There are a litany of hand-gestures common to Americans, for greeting, farewell, agreement or disagreement, etc. The author asserts that it would take more space than is available in the present book to detail them fully, but international visitors are encouraged to investigate them - and be especially attentive to those considered to be disrespectful. Meanwhile, foreigners should consider their own gestures, and recognize that they will likely be unrecognized or, in some instances, misinterpreted.

In terms of facial expressions, Americans are likewise modest, showing more expression than Asians typically do, but less than southern Europeans. Smiling is a typical American expression, used often merely to confer politeness. As with gestures, there are too wide an array of facial expressions to cover in the present reference, but readers are likewise encouraged to seek information elsewhere and be aware their native expressions may be misinterpreted in America.

In terms of eye contact, Americans use it more than other cultures p- and avoiding eye-contact is considered to be a sign of dishonesty. But constant, unwavering eye-contact is considered to be hostile or amorous, depending on the situation: eye contact is maintained, but people look away periodically. Eye contact is more common when a person is listening than speaking, and is often a cure when a person has finished speaking and expects the other to respond. Foreign visitors are encouraged to observer Americans in their conversation with one another to get a better feel for the level of eye contact that is appropriate.

Physical distance in conversation varies among cultures - Americans tend to stand closer than Asians, but further than Arabs. The author does not specify a distance (EN: I believe it's about 18 inches), but suggests that you can gauge it by their reaction: if you stand too close, they will back away, too far and they will move forward. The implication is that you can count on the other party to choose the distance, just don't move away or closer - and merely be aware of it so you avoid assumptions that Americans are either too aggressive or too impersonal.

Also in terms of personal space, it's observed that in crowded situations (an elevator or a crowded room), Americans avoid making eye contact with others, draw their arms and legs in around them, and avoid conversation. This is considered a matter of consideration for others in the same space.

Physical contact is also a matter of relativity: Americans touch others and are tolerant of being touched more than some cultures and less than others. There are variations by person as to how much touching is appropriate, but a few general principles apply: generally one avoids physical contact with members of the opposite sex, and higher-status people feel entitled to touch lower-status people than vice-versa.

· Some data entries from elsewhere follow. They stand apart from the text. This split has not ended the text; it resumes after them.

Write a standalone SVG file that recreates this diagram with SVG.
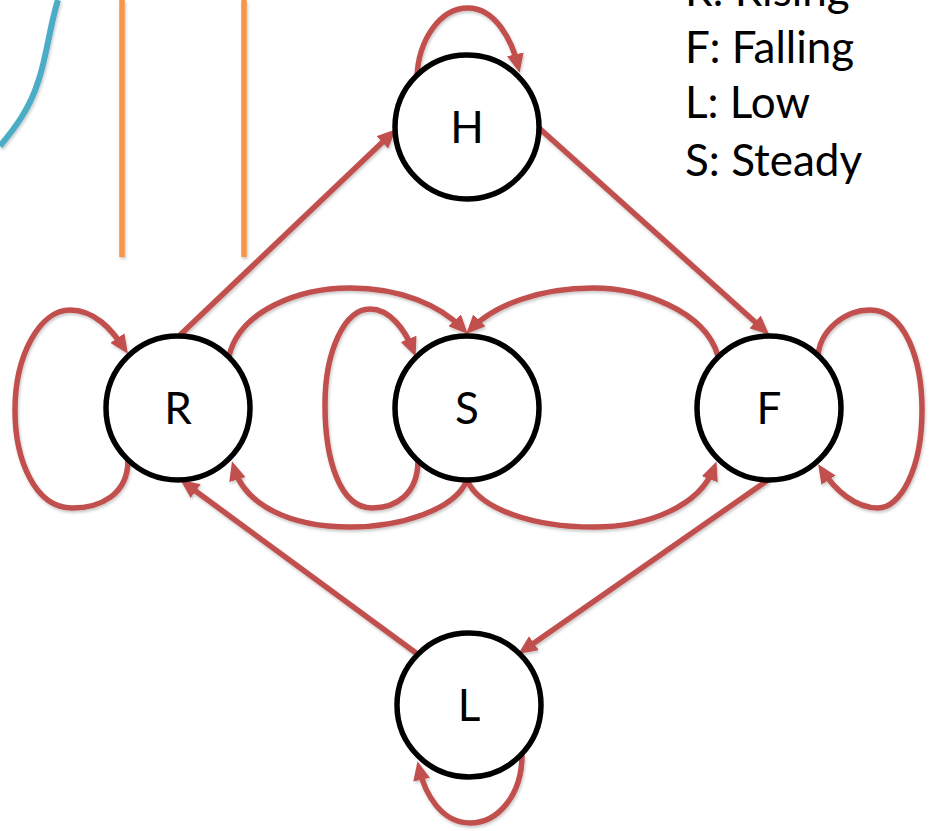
<svg xmlns="http://www.w3.org/2000/svg" width="930" height="831" viewBox="0 0 930 831">
<style>
.node circle{fill:#fff;stroke:#000;stroke-width:5.5}
.lbl{font-family:Lato,"Open Sans",sans-serif;font-size:44px;fill:#000}
.nl{text-anchor:middle}
.e{fill:none;stroke:#C0504D;stroke-width:5.5;marker-end:url(#ah)}
</style>
<defs>
<marker id="ah" markerUnits="userSpaceOnUse" markerWidth="19" markerHeight="17" refX="12" refY="8.5" orient="auto">
<path d="M0,0 L19,8.5 L0,17 z" fill="#C0504D"/>
</marker>
<filter id="sh" x="-10%" y="-10%" width="120%" height="120%">
<feDropShadow dx="1" dy="2" stdDeviation="1.5" flood-color="#000" flood-opacity="0.22"/>
</filter>
</defs>
<g id="background" filter="url(#sh)">
<path d="M58,0 C50,25 46,60 38,82 C30,108 15,128 0,146" fill="none" stroke="#4BACC6" stroke-width="6"/>
<line x1="122" y1="0" x2="122" y2="257" stroke="#F79646" stroke-width="5.5"/>
<line x1="244" y1="0" x2="244" y2="257" stroke="#F79646" stroke-width="5.5"/>
</g>
<g id="legend" class="lbl">
<text x="685" y="6">R: Rising</text>
<text x="685" y="63">F: Falling</text>
<text x="685" y="118">L: Low</text>
<text x="685" y="176">S: Steady</text>
</g>
<g id="connectors" filter="url(#sh)">
<path class="e" d="M180,335 L391,134"/>
<path class="e" d="M539,128 L764,330"/>
<path class="e" d="M768,480 L524,650"/>
<path class="e" d="M416,653 L186,484"/>
<path class="e" d="M128,460 C128,495 100,508 72,508 C35,508 15,460 15,410 C15,355 40,310 70,310 C95,310 112,330 124,348"/>
<path class="e" d="M418,460 C418,495 395,508 372,508 C340,508 325,460 325,405 C325,350 345,309 370,309 C390,309 405,330 413,350"/>
<path class="e" d="M818,356 C820,330 845,310 870,310 C905,310 922,360 922,410 C922,470 900,508 878,508 C855,508 835,490 822,470"/>
<path class="e" d="M417,78 C418,40 440,8 468,8 C495,8 512,40 518,66"/>
<path class="e" d="M522,755 C522,795 498,823 470,823 C442,823 425,795 419,768"/>
<path class="e" d="M229,356 C240,310 300,288 350,288 C400,288 440,305 463,329"/>
<path class="e" d="M718,356 C705,310 640,288 593,288 C540,288 494,305 471,329"/>
<path class="e" d="M467,480 C455,510 400,527 350,527 C290,527 245,505 234,468"/>
<path class="e" d="M467,480 C480,510 535,527 593,527 C650,527 700,505 714,468"/>
</g>
<g id="H" class="node"><circle cx="467" cy="127" r="72"/><text class="lbl nl" x="467" y="143">H</text></g>
<g id="R" class="node"><circle cx="178" cy="408" r="72"/><text class="lbl nl" x="178" y="424">R</text></g>
<g id="S" class="node"><circle cx="467" cy="408" r="72"/><text class="lbl nl" x="467" y="424">S</text></g>
<g id="F" class="node"><circle cx="769" cy="408" r="72"/><text class="lbl nl" x="769" y="424">F</text></g>
<g id="L" class="node"><circle cx="469" cy="705" r="72"/><text class="lbl nl" x="469" y="721">L</text></g>
</svg>
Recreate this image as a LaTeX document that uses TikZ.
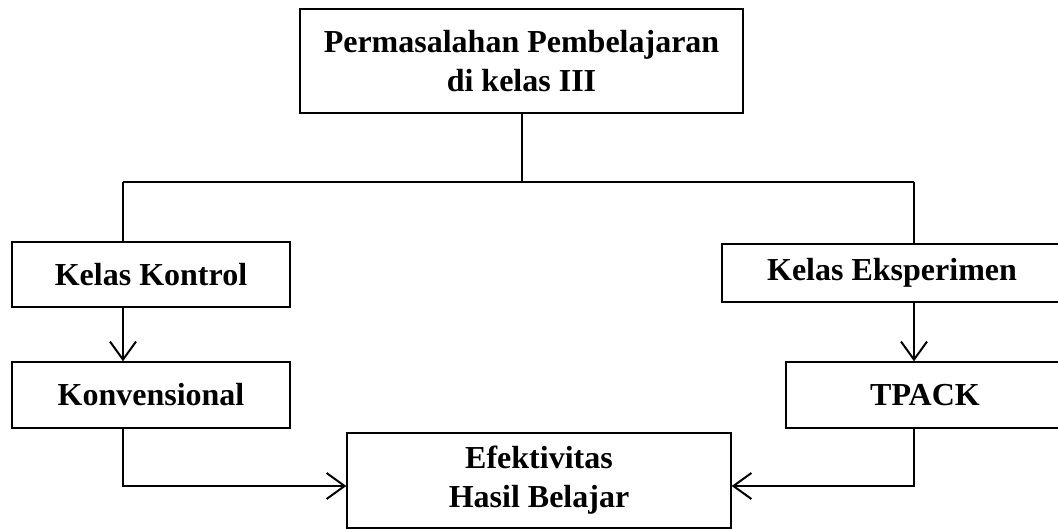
\documentclass[tikz,border=0pt]{standalone}
\usepackage{fontspec}
\setmainfont{Liberation Serif}
\usepackage{tikz}
\usetikzlibrary{arrows.meta}

\tikzset{
	kotak/.style={draw, line width=1.4pt, align=center, inner sep=0pt,
		font=\fontsize{32}{39}\selectfont\bfseries},
	garis/.style={line width=2pt},
	panah/.style={line width=2pt, -{Straight Barb[length=18pt, width=26pt, line width=2pt]}}
}

\begin{document}
\begin{tikzpicture}[x=1pt,y=-1pt]
	\useasboundingbox (0,0) rectangle (1058,529);
	
	\node[kotak, minimum width=443pt, minimum height=104pt] (masalah) at (521.5,61) {Permasalahan Pembelajaran\\di kelas III};
	\node[kotak, minimum width=278pt, minimum height=65pt] (kontrol) at (151,274.5) {Kelas Kontrol};
	\node[kotak, minimum width=340pt, minimum height=58pt] (eksperimen) at (892,273) {Kelas Eksperimen};
	\node[kotak, minimum width=278pt, minimum height=66pt] (konvensional) at (151,395) {Konvensional};
	\node[kotak, minimum width=278pt, minimum height=66pt] (tpack) at (925,395) {TPACK};
	\node[kotak, minimum width=384pt, minimum height=95pt] (efektivitas) at (539,480.5) {Efektivitas\\Hasil Belajar};
	
	\coordinate (kiri) at (123,182);
	\coordinate (kanan) at (914,182);
	\coordinate (bawahkiri) at (123,486);
	\coordinate (bawahkanan) at (914,486);
	
	\draw[garis] (masalah.south) -- (masalah.south |- kiri);
	\draw[garis] (kiri) -- (kanan);
	\draw[garis] (kiri) -- (kiri |- kontrol.north);
	\draw[garis] (kanan) -- (kanan |- eksperimen.north);
	
	\draw[panah] (kiri |- kontrol.south) -- (kiri |- konvensional.north);
	\draw[panah] (kanan |- eksperimen.south) -- (kanan |- tpack.north);
	
	\draw[panah] (kiri |- konvensional.south) -- (bawahkiri) -- (efektivitas.west |- bawahkiri);
	\draw[panah] (kanan |- tpack.south) -- (bawahkanan) -- (efektivitas.east |- bawahkanan);
\end{tikzpicture}
\end{document}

The final aspect of nonverbal behavior is silence. Generally, Americans become uncomfortable with periods of silence of more than a few seconds in the context of a conversation. A silence of ten to fifteen seconds will make many Americans nervous.

LEVEL OF EMPHASIS

Americans pay more attention to the factual rather than emotional content of emotion. In their education, they are trained to recognize and dismiss "emotional appeals" as being invalid and subversive, and tend to ignore them entirely.

There is some evidence (in the work of linguist Deborah Tannen) that American women are more attentive to emotion than are American men. An emotional appeal will be taken more seriously by a woman and less seriously by a man.

CONCLUSION

The author emphasizes two points in particular: the first is that people naturally prefer the communicative style of their own culture and expect others to do the same, and the second is that differences in communicative style can cause problems in intercultural interactions that range from a mild sense of discomfort to a complete breakdown of communication.

And a third point: the communicative style of Americans is different, and international visitors are cautioned about reading too much into it, or making judgments about an individual who is merely acting in accordance with the communicative style of his culture.